- _WRITTEN REQUEST_
Leave out the pictures and repeat exactly the lines between the one containing "Emit a LaTeX" and the one containing "minimum width=6.02cm, minimum", inclusive.

Rows from a dataset of charts and code

╔══

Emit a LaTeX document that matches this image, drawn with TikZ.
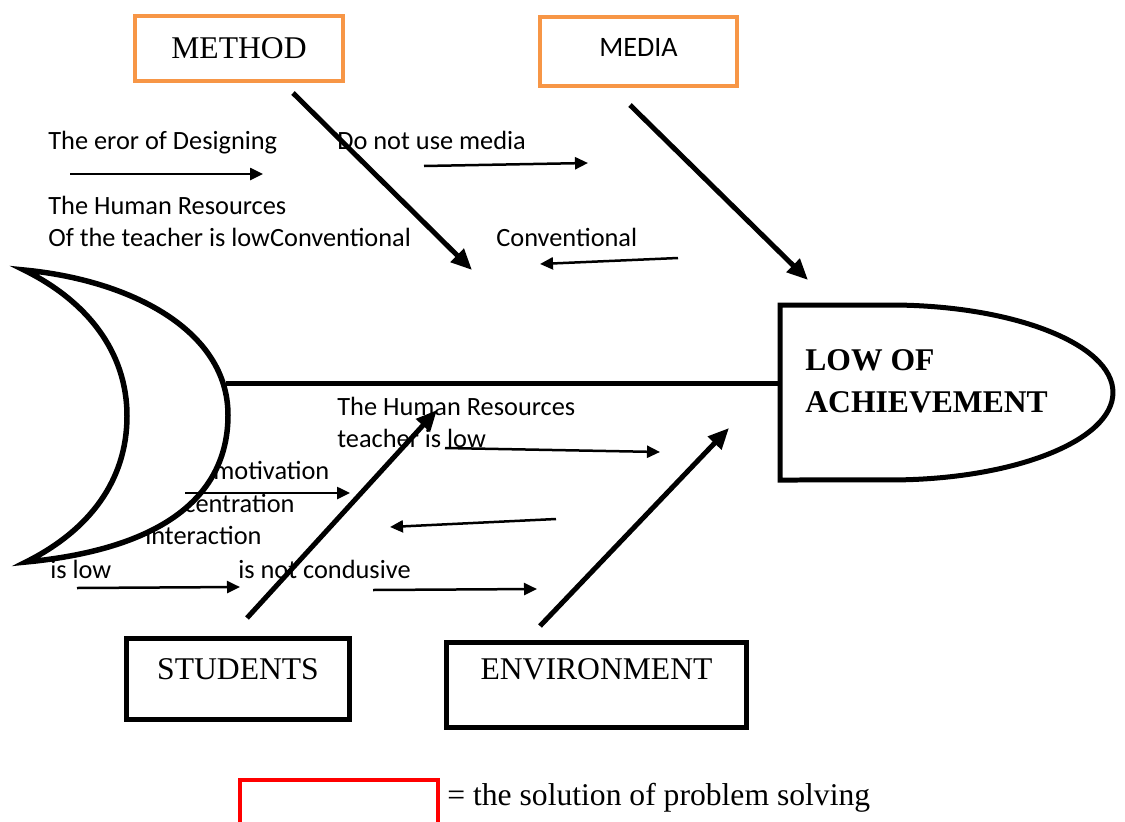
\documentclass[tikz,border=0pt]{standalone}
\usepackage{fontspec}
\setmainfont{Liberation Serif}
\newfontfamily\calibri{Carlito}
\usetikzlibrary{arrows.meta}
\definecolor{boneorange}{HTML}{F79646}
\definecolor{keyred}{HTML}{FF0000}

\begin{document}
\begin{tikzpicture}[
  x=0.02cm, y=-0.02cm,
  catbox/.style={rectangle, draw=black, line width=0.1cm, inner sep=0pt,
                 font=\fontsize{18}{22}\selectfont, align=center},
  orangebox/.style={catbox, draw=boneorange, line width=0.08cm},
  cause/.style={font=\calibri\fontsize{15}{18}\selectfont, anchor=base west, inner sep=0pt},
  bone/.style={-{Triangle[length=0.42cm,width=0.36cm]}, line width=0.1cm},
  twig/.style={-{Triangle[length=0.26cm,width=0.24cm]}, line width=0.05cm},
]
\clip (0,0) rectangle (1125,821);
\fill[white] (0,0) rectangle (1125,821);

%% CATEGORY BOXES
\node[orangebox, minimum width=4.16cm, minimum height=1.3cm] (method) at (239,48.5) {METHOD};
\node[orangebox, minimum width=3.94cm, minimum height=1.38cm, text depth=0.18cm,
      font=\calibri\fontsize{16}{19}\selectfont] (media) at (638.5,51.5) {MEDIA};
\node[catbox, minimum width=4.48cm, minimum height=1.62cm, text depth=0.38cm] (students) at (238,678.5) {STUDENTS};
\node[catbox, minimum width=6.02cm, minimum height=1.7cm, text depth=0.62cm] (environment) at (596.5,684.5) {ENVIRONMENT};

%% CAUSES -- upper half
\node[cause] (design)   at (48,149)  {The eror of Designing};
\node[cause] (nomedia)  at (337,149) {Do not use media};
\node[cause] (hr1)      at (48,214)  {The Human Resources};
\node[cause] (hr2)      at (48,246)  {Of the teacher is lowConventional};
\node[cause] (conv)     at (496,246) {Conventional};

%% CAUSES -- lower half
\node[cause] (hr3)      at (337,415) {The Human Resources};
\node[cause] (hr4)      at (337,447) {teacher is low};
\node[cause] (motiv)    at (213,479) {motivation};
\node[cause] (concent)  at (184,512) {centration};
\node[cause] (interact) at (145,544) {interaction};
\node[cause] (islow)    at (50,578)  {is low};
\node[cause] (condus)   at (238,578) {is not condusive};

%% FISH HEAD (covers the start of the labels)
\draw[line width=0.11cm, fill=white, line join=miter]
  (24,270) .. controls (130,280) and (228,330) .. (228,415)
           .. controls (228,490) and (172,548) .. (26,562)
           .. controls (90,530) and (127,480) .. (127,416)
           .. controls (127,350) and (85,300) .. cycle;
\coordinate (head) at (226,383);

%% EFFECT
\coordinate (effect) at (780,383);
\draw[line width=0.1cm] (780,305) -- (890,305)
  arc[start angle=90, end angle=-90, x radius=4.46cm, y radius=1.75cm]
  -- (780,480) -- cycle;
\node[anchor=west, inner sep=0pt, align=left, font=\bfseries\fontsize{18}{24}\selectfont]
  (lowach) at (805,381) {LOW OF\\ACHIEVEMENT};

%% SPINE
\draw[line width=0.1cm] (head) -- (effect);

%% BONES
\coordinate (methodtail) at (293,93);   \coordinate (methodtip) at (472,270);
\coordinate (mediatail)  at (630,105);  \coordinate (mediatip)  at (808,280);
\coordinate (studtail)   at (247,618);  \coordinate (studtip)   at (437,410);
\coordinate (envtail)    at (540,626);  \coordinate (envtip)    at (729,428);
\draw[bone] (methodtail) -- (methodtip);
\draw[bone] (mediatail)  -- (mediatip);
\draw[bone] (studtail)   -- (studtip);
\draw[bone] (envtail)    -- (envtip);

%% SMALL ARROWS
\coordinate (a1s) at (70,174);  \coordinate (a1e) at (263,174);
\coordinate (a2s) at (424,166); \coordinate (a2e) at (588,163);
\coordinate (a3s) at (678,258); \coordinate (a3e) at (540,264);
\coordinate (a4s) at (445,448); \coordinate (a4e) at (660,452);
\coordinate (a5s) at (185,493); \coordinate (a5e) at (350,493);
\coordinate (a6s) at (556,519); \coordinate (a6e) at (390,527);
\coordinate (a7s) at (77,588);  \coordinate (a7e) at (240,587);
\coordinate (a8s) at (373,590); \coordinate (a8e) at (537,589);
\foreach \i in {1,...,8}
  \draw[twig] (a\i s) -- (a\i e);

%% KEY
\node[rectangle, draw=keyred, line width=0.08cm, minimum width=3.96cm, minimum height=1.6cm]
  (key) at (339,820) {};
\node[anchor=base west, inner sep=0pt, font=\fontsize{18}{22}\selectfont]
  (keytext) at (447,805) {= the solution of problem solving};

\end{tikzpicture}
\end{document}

╚══
╔══

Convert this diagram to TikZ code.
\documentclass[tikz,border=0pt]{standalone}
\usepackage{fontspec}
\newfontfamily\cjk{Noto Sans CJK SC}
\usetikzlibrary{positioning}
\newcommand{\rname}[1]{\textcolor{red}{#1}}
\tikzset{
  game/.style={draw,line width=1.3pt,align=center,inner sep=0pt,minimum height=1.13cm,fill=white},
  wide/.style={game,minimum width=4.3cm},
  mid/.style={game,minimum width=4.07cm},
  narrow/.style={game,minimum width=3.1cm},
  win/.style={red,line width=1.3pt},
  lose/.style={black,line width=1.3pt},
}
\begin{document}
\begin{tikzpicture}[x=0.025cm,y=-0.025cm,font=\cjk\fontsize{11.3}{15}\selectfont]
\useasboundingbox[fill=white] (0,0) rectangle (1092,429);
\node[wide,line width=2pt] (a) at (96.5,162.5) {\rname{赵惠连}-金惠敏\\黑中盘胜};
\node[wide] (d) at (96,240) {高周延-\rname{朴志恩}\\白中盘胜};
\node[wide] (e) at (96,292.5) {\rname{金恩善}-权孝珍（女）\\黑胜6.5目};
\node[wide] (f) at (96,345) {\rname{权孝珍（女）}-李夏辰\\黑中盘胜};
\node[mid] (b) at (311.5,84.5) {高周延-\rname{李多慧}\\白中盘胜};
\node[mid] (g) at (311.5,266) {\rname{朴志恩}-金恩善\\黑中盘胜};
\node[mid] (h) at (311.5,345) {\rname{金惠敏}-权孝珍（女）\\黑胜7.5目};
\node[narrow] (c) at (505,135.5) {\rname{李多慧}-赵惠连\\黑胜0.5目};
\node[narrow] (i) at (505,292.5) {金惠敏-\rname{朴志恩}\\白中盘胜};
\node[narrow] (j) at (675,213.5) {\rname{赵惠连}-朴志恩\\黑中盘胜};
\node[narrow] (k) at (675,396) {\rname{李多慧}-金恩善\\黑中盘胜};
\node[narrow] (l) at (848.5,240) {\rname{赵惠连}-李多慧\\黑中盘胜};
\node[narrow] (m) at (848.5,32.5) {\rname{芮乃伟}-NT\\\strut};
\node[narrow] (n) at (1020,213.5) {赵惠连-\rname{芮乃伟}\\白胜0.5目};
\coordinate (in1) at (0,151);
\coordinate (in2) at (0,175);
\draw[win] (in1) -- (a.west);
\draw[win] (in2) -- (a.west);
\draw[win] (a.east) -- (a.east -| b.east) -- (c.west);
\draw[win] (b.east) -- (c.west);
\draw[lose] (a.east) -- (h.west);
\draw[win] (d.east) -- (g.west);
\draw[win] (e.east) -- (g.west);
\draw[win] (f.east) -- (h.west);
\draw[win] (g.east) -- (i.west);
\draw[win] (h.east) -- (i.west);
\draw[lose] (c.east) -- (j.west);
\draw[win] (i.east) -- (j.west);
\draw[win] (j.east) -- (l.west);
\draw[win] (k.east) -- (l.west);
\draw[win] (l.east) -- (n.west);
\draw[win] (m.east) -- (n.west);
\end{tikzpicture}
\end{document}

╚══

- _TASK ANSWER_
Emit a LaTeX document that matches this image, drawn with TikZ.
\documentclass[tikz,border=0pt]{standalone}
\usepackage{fontspec}
\setmainfont{Liberation Serif}
\newfontfamily\calibri{Carlito}
\usetikzlibrary{arrows.meta}
\definecolor{boneorange}{HTML}{F79646}
\definecolor{keyred}{HTML}{FF0000}

\begin{document}
\begin{tikzpicture}[
  x=0.02cm, y=-0.02cm,
  catbox/.style={rectangle, draw=black, line width=0.1cm, inner sep=0pt,
                 font=\fontsize{18}{22}\selectfont, align=center},
  orangebox/.style={catbox, draw=boneorange, line width=0.08cm},
  cause/.style={font=\calibri\fontsize{15}{18}\selectfont, anchor=base west, inner sep=0pt},
  bone/.style={-{Triangle[length=0.42cm,width=0.36cm]}, line width=0.1cm},
  twig/.style={-{Triangle[length=0.26cm,width=0.24cm]}, line width=0.05cm},
]
\clip (0,0) rectangle (1125,821);
\fill[white] (0,0) rectangle (1125,821);

%% CATEGORY BOXES
\node[orangebox, minimum width=4.16cm, minimum height=1.3cm] (method) at (239,48.5) {METHOD};
\node[orangebox, minimum width=3.94cm, minimum height=1.38cm, text depth=0.18cm,
      font=\calibri\fontsize{16}{19}\selectfont] (media) at (638.5,51.5) {MEDIA};
\node[catbox, minimum width=4.48cm, minimum height=1.62cm, text depth=0.38cm] (students) at (238,678.5) {STUDENTS};
\node[catbox, minimum width=6.02cm, minimum height=1.7cm, text depth=0.62cm] (environment) at (596.5,684.5) {ENVIRONMENT};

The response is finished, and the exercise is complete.